Talk about non human agency. A marathon isn't even a thing, really, it's an idea, a concept. And yet it has profound agency in the lives of people identifying themselves as marathoners. It forces me out of bed at 5am. It influences my day-to-day footwear. It is a rock in the current of my social life. Since June, the marathon-- as a concept, as a future event, as an idea-- has influenced nearly every type of choice I make. And the subway advertisement has the right of it: it's not just a race, it's a marathon. It's a specific marathon: the New York City marathon! It is, in and of itself, a dynamic and (slowly) moving symbol of the city's spirit. Beyond that, though, the marathon is interpreted by every runner as a sign of something very individual to each person. For Peirce and his semiotics, the marathon is an excellent example of how fluid and interconnected signs are.
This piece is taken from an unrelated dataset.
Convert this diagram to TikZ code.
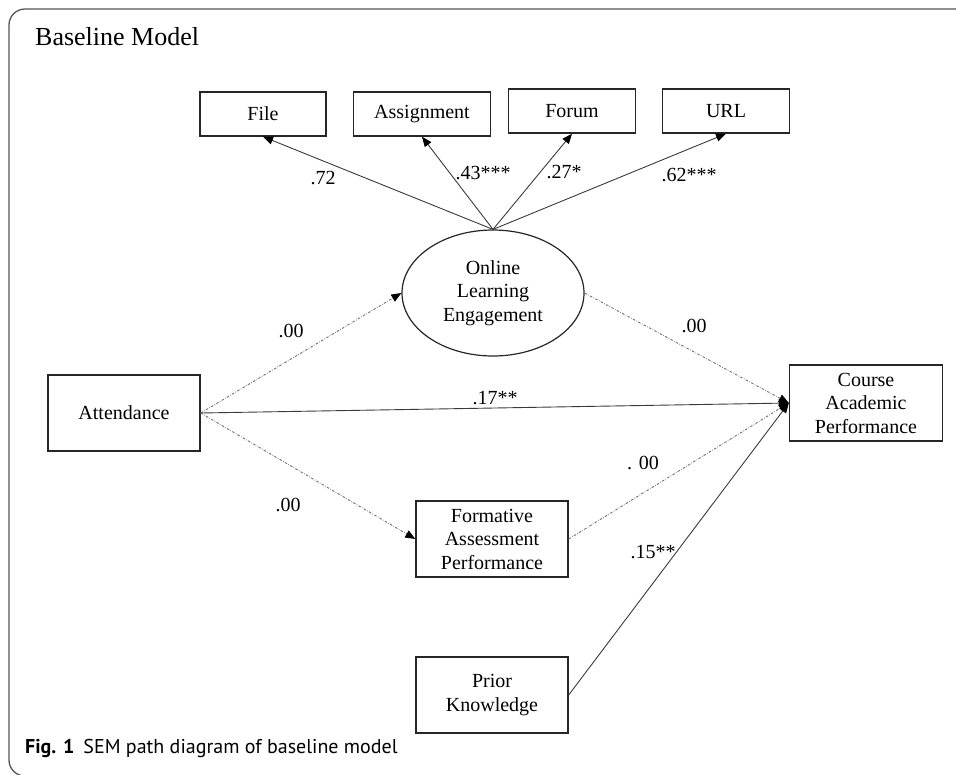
\documentclass[tikz,border=0pt]{standalone}
\usepackage{fontspec}
\setmainfont{Liberation Serif}
\newfontfamily\capfont{PT Sans}
\usetikzlibrary{arrows.meta,shapes.geometric}
\definecolor{framec}{HTML}{555555}
\definecolor{linec}{HTML}{3A3A3A}
\definecolor{dashc}{HTML}{707070}
\tikzset{
  box/.style={draw=black!85, line width=1.4pt, fill=white, inner sep=0pt, align=center, font=\fontsize{20}{23.5}\selectfont},
  tipend/.style={-{Triangle[length=10pt,width=8pt,fill=black,color=black]}},
  solidln/.style={draw=linec, line width=0.9pt, tipend},
  dashln/.style={draw=dashc, line width=0.9pt, dash pattern=on 2.5pt off 1.5pt on 0.6pt off 1.5pt, tipend},
  lab/.style={font=\fontsize{20}{24}\selectfont, inner sep=0pt},
}
\begin{document}
\begin{tikzpicture}[x=1pt,y=-1pt]
\useasboundingbox (0,0) rectangle (956,774);
\draw[framec, line width=1.3pt, rounded corners=16pt] (960,9) -- (9,9) -- (9,776) -- (60,776);
\node[anchor=west, inner sep=0pt, font=\fontsize{26}{30}\selectfont] (title) at (35,37) {Baseline Model};
% nodes
\node[box, minimum width=126pt, minimum height=44pt] (file) at (263,114) {File};
\node[box, minimum width=137pt, minimum height=44pt] (asg) at (422,114) {Assignment};
\node[box, minimum width=127pt, minimum height=44pt] (forum) at (572,111) {Forum};
\node[box, minimum width=127pt, minimum height=44pt] (url) at (726,111) {URL};
\node[box, ellipse, line width=1.2pt, minimum width=182pt, minimum height=126pt] (ole) at (493,293) {Online\\Learning\\Engagement};
\node[box, minimum width=152pt, minimum height=76pt] (att) at (124,413) {Attendance};
\node[box, minimum width=153pt, minimum height=76pt] (cap) at (866,403) {Course\\Academic\\Performance};
\node[box, minimum width=152pt, minimum height=76pt] (fap) at (492,539) {Formative\\Assessment\\Performance};
\node[box, minimum width=152pt, minimum height=76pt] (pk) at (492,695) {Prior\\Knowledge};
% connectors
\draw[solidln] (ole.north) -- (file.south);
\draw[solidln] (ole.north) -- (asg.south);
\draw[solidln] (ole.north) -- (forum.south);
\draw[solidln] (ole.north) -- (url.south);
\draw[dashln] (att.east) -- (ole.west);
\draw[dashln] (ole.east) -- (cap.west);
\draw[solidln] (att.east) -- (cap.west);
\draw[dashln] (att.east) -- (fap.west);
\draw[dashln] (fap.east) -- (cap.west);
\draw[solidln] (pk.east) -- (cap.west);
% labels
\node[lab] (l1) at (323,178) {.72};
\node[lab] (l2) at (483,173) {.43***};
\node[lab] (l3) at (564,172) {.27*};
\node[lab] (l4) at (689,175) {.62***};
\node[lab] (l5) at (291,331) {.00};
\node[lab] (l6) at (694,326) {.00};
\node[lab] (l7) at (495,398) {.17**};
\node[lab] (l8) at (288,505) {.00};
\node[lab] (l9) at (643,463) {. 00};
\node[lab] (l10) at (653,552) {.15**};
% caption
\node[anchor=west, inner sep=0pt, font=\capfont\fontsize{20}{23}\selectfont] (caption) at (25,748) {\textbf{Fig. 1}\hspace{0.45em}SEM path diagram of baseline model};
\end{tikzpicture}
\end{document}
When I ran 20 miles last week by myself, it was a long run. My mom said good job, I ate a sandwich, and I took a nap. When I run a mere 6 miles more than that in 13 days, hundreds of thousands of people will say good job, I will get a medal, I will run past TV cameras, people will say "man, let's go celebrate with some sandwiches!" and I will take a nap. It will be the marathon.For me (and the friends with whom I huff and puff through training runs), the marathon is motivational for us precisely because of its symbolic power, because of its semiosis.
One thing is for sure: on November 3rd, I will run 26.2 miles through New York City and it will be a marathon. It will not just be my tired feet chasing down miles, it will be a trek through meaning. And after it's done and I've eaten my sandwich and taken my nap, my memories of the marathon and training for it will shift its agency and its sign relation. Semiosis will move on!